Work to do
Everything from the first line down to the line containing "PLOT_T, PLOT_B = 219, 583" is to be retyped exactly, both ends included, with pictures left out.

Supplied data
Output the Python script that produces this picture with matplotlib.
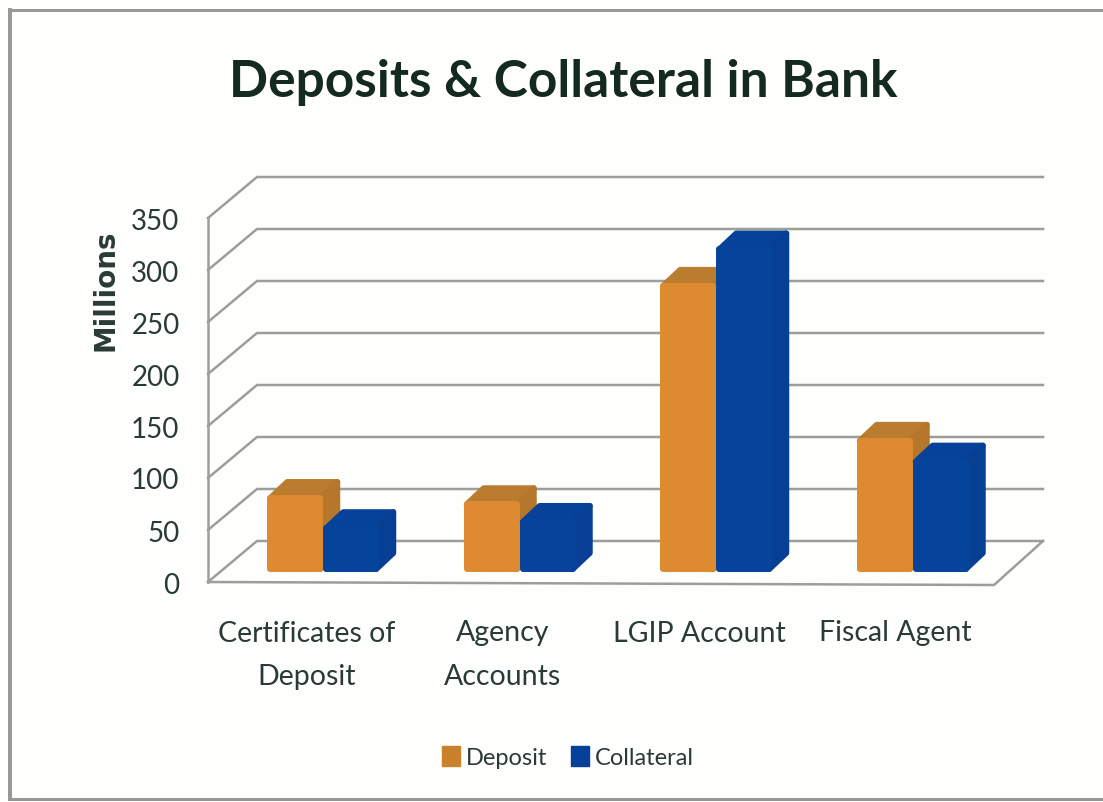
import matplotlib
matplotlib.use("Agg")
import matplotlib.pyplot as plt
from matplotlib.patches import Patch, Polygon

categories = ["Certificates of\nDeposit", "Agency\nAccounts", "LGIP Account", "Fiscal Agent"]
deposit = [74, 68, 278, 129]
collateral = [45, 51, 313, 109]
y_ticks = [0, 50, 100, 150, 200, 250, 300, 350]

W, H = 1103, 803
PLOT_L, PLOT_R = 208, 994
PLOT_T, PLOT_B = 219, 583

figure = plt.figure(figsize=(W / 100, H / 100), dpi=100, facecolor="#fefefd")
axis = figure.add_axes([PLOT_L / W, 1 - PLOT_B / H, (PLOT_R - PLOT_L) / W, (PLOT_B - PLOT_T) / H])
axis.set_xlim(0, 4)
axis.set_ylim(0, 350)
axis.patch.set_visible(False)
for spine in axis.spines.values():
    spine.set_visible(False)

# pixel sizes in data units, for the fake 3D offsets
px_x = 4 / (PLOT_R - PLOT_L)
px_y = 350 / (PLOT_B - PLOT_T)
wall_dx, wall_dy = 49 * px_x, 41 * px_y
bar_dx, bar_dy = 17 * px_x, 10 * px_y
depth_dx, depth_dy = 17 * px_x, 16 * px_y
bar_w = 56 * px_x

GRID = "#9c9e9c"
TEXT = "#2a3a36"

# back wall and side wall gridlines
for value in y_ticks:
    axis.plot([0, wall_dx, 4 + wall_dx], [value, value + wall_dy, value + wall_dy],
              color=GRID, lw=1.8, clip_on=False, zorder=1)
axis.plot([0, 0], [0, 350], color=GRID, lw=1.8, clip_on=False, zorder=1)
axis.plot([0, 4, 4 + wall_dx], [0, -3 * px_y, wall_dy], color=GRID, lw=1.8, clip_on=False, zorder=1)


def draw_bar(left, value, front, top, side, zorder):
    inset = 3
    x0, x1 = left + inset * px_x, left + bar_w - inset * px_x
    y0, y1 = bar_dy + inset * px_y, bar_dy + value - inset * px_y
    faces = [
        ([(x0, y1), (x1, y1), (x1 + depth_dx, y1 + depth_dy), (x0 + depth_dx, y1 + depth_dy)], top),
        ([(x1, y0), (x1 + depth_dx, y0 + depth_dy), (x1 + depth_dx, y1 + depth_dy), (x1, y1)], side),
        ([(x0, y0), (x1, y0), (x1, y1), (x0, y1)], front),
    ]
    for points, colour in faces:
        axis.add_patch(Polygon(points, closed=True, facecolor=colour, edgecolor=colour, lw=4.3,
                               joinstyle="round", clip_on=False, zorder=zorder))


for i in range(4):
    centre = i + 0.5 + bar_dx
    draw_bar(centre - bar_w, deposit[i], "#de8a30", "#ba7c2e", "#b5772c", 3)
    draw_bar(centre, collateral[i], "#06449b", "#06429a", "#063f93", 4)

axis.set_yticks(y_ticks)
axis.set_yticklabels(y_ticks, fontname="Lato", fontsize=20, color=TEXT)
axis.set_xticks([0.5, 1.5, 2.5, 3.5])
axis.set_xticklabels(categories, fontname="Lato", fontsize=20.5, color=TEXT, linespacing=1.85)
axis.tick_params(axis="y", length=0, pad=20.5)
axis.tick_params(axis="x", length=0, pad=27)

axis.set_ylabel("Millions", fontname="DejaVu Sans", fontweight="bold", fontsize=20, color=TEXT)
axis.yaxis.set_label_coords((119 - PLOT_L) / (PLOT_R - PLOT_L), (PLOT_B - 290) / (PLOT_B - PLOT_T))

figure.text(563 / W, 1 - 82 / H, "Deposits & Collateral in Bank", fontname="Lato", fontweight="bold",
            fontsize=37, color="#14291f", ha="center", va="center")

handles = [Patch(facecolor="#c9812a", edgecolor="#c9812a", label="Deposit"),
           Patch(facecolor="#06409a", edgecolor="#06409a", label="Collateral")]
figure.legend(handles=handles, loc="center", bbox_to_anchor=(568 / W, 1 - 758 / H), ncol=2,
              frameon=False, prop={"family": "Lato", "size": 17}, labelcolor=TEXT,
              handlelength=0.75, handleheight=0.9, handletextpad=0.25, columnspacing=1.0)

# outer chart frame, left, top and bottom only
for xs, ys, width in [([10, 10], [11, 800], 4), ([10, W], [11, 11], 3), ([10, W], [800, 800], 3)]:
    figure.add_artist(plt.Line2D([x / W for x in xs], [1 - y / H for y in ys], color="#979997", lw=width * 0.72,
                                 transform=figure.transFigure))

plt.savefig("out.png", dpi=100)
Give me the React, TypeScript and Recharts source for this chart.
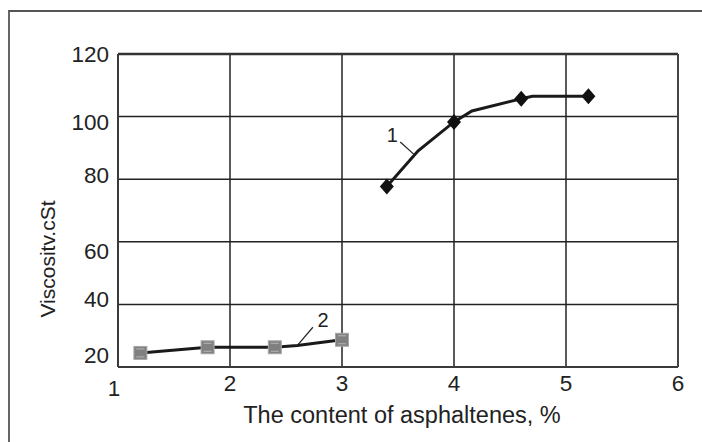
import React from 'react';
import {
  ComposedChart,
  Line,
  Scatter,
  XAxis,
  YAxis,
  CartesianGrid,
  ReferenceLine,
  ReferenceDot,
  Label,
} from 'recharts';

// curve 1 (diamonds) - line follows a few bend points between markers
const curve1X = [3.4, 3.68, 4.0, 4.16, 4.6, 4.7, 5.2];
const curve1Y = [77.7, 89.1, 98.3, 101.8, 105.7, 106.5, 106.5];
const marker1X = [3.4, 4.0, 4.6, 5.2];
const marker1Y = [77.7, 98.3, 105.7, 106.5];

// curve 2 (grey squares)
const curve2X = [1.2, 1.8, 2.4, 2.6, 3.0];
const curve2Y = [24.5, 26.3, 26.3, 26.9, 28.7];
const marker2X = [1.2, 1.8, 2.4, 3.0];
const marker2Y = [24.5, 26.3, 26.3, 28.7];

const xTicks = [1, 2, 3, 4, 5, 6];
const yTicks = [20, 40, 60, 80, 100, 120];

const xTitle = 'The content of asphaltenes, %';
const yTitle = 'Viscositv.cSt';

const FONT = '"Liberation Sans", Arial, sans-serif';
const INK = '#222';

const zip = (xs: number[], ys: number[]) => xs.map((x, i) => ({ x, y: ys[i] }));

const curve1 = zip(curve1X, curve1Y);
const marker1 = zip(marker1X, marker1Y);
const curve2 = zip(curve2X, curve2Y);
const marker2 = zip(marker2X, marker2Y);

// small nudges so the labels sit like the scanned original
const yTickShift: Record<number, number> = { 120: 0, 100: 5, 80: -4, 60: 9, 40: -5, 20: -12 };

const XTick = (props: any) => {
  const { x, y, payload } = props;
  const v = payload.value;
  const dx = v === 1 ? -4 : 0;
  const dy = v === 1 ? 5 : 0;
  return (
    <text x={x + dx} y={y + dy} dy="0.71em" textAnchor="middle" fontSize={22.5} fill={INK} fontFamily={FONT}>
      {v}
    </text>
  );
};

const YTick = (props: any) => {
  const { x, y, payload } = props;
  const v = payload.value;
  return (
    <text x={x} y={y + (yTickShift[v] || 0)} dy="0.355em" textAnchor="end" fontSize={22.5} fill={INK} fontFamily={FONT}>
      {v}
    </text>
  );
};

const Diamond = (props: any) => {
  const { cx, cy } = props;
  return <polygon points={`${cx},${cy - 8} ${cx + 7},${cy} ${cx},${cy + 8} ${cx - 7},${cy}`} fill="#111" />;
};

const Square = (props: any) => {
  const { cx, cy } = props;
  return (
    <g>
      <rect x={cx - 6.5} y={cy - 6.5} width={13} height={13} fill="#808080" stroke="#a8a8a8" strokeWidth={1} />
      <line x1={cx - 4} x2={cx + 4} y1={cy - 4} y2={cy - 4} stroke="#b5b5b5" strokeWidth={1} />
      <line x1={cx - 4} x2={cx + 4} y1={cy + 4} y2={cy + 4} stroke="#b5b5b5" strokeWidth={1} />
    </g>
  );
};

export default function App() {
  return (
    <div style={{ position: 'absolute', left: 0, top: 0, width: 702, height: 442, background: '#fff', overflow: 'hidden' }}>
      <div
        style={{
          position: 'absolute',
          left: 8,
          top: 10,
          width: 720,
          height: 460,
          borderTop: '2px solid #555',
          borderLeft: '2.5px solid #666',
        }}
      />
      <div style={{ position: 'absolute', left: 0, top: 0 }}>
        <ComposedChart width={702} height={442} margin={{ top: 54, right: 24, left: 58, bottom: 35 }}>
          <CartesianGrid stroke="#222" strokeWidth={1.5} />
          <XAxis
            type="number"
            dataKey="x"
            domain={[1, 6]}
            ticks={xTicks}
            interval={0}
            height={40}
            tickLine={false}
            tickSize={8}
            tickMargin={0}
            axisLine={{ stroke: '#3a3a3a', strokeWidth: 2 }}
            tick={<XTick />}
          >
            <Label
              content={() => (
                <text x={402} y={423} textAnchor="middle" fontSize={23.5} fill={INK} fontFamily={FONT}>
                  {xTitle}
                </text>
              )}
            />
          </XAxis>
          <YAxis
            type="number"
            dataKey="y"
            domain={[20, 120]}
            ticks={yTicks}
            interval={0}
            width={60}
            tickLine={false}
            tickSize={9}
            tickMargin={0}
            axisLine={{ stroke: '#3a3a3a', strokeWidth: 2 }}
            tick={<YTick />}
          >
            <Label
              content={() => (
                <text
                  x={47}
                  y={259}
                  transform="rotate(-90 47 259)"
                  textAnchor="middle"
                  dominantBaseline="central"
                  fontSize={21}
                  fill={INK}
                  fontFamily={FONT}
                >
                  {yTitle}
                </text>
              )}
            />
          </YAxis>
          <ReferenceLine y={120} stroke="#333" strokeWidth={2.5} />
          <ReferenceLine x={6} stroke="#444" strokeWidth={2} />

          <Line data={curve2} dataKey="y" type="linear" stroke="#1a1a1a" strokeWidth={3} dot={false} isAnimationActive={false} />
          <Line data={curve1} dataKey="y" type="linear" stroke="#1a1a1a" strokeWidth={3} dot={false} isAnimationActive={false} />
          <Scatter data={marker2} shape={<Square />} isAnimationActive={false} />
          <Scatter data={marker1} shape={<Diamond />} isAnimationActive={false} />

          <ReferenceLine segment={[{ x: 3.52, y: 91.9 }, { x: 3.65, y: 87.7 }]} stroke="#222" strokeWidth={1.2} />
          <ReferenceLine segment={[{ x: 2.74, y: 32.7 }, { x: 2.6, y: 26.8 }]} stroke="#222" strokeWidth={1.2} />
          <ReferenceDot x={3.45} y={94.1} r={0} stroke="none" fill="none" label={{ value: '1', position: 'center', fontSize: 20, fill: INK, fontFamily: FONT }} />
          <ReferenceDot x={2.83} y={35} r={0} stroke="none" fill="none" label={{ value: '2', position: 'center', fontSize: 20, fill: INK, fontFamily: FONT }} />
        </ComposedChart>
      </div>
    </div>
  );
}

Answer to this exercise
Output the Python script that produces this picture with matplotlib.
import matplotlib
matplotlib.use("Agg")
import matplotlib.pyplot as plt
from matplotlib.patches import Patch, Polygon

categories = ["Certificates of\nDeposit", "Agency\nAccounts", "LGIP Account", "Fiscal Agent"]
deposit = [74, 68, 278, 129]
collateral = [45, 51, 313, 109]
y_ticks = [0, 50, 100, 150, 200, 250, 300, 350]

W, H = 1103, 803
PLOT_L, PLOT_R = 208, 994
PLOT_T, PLOT_B = 219, 583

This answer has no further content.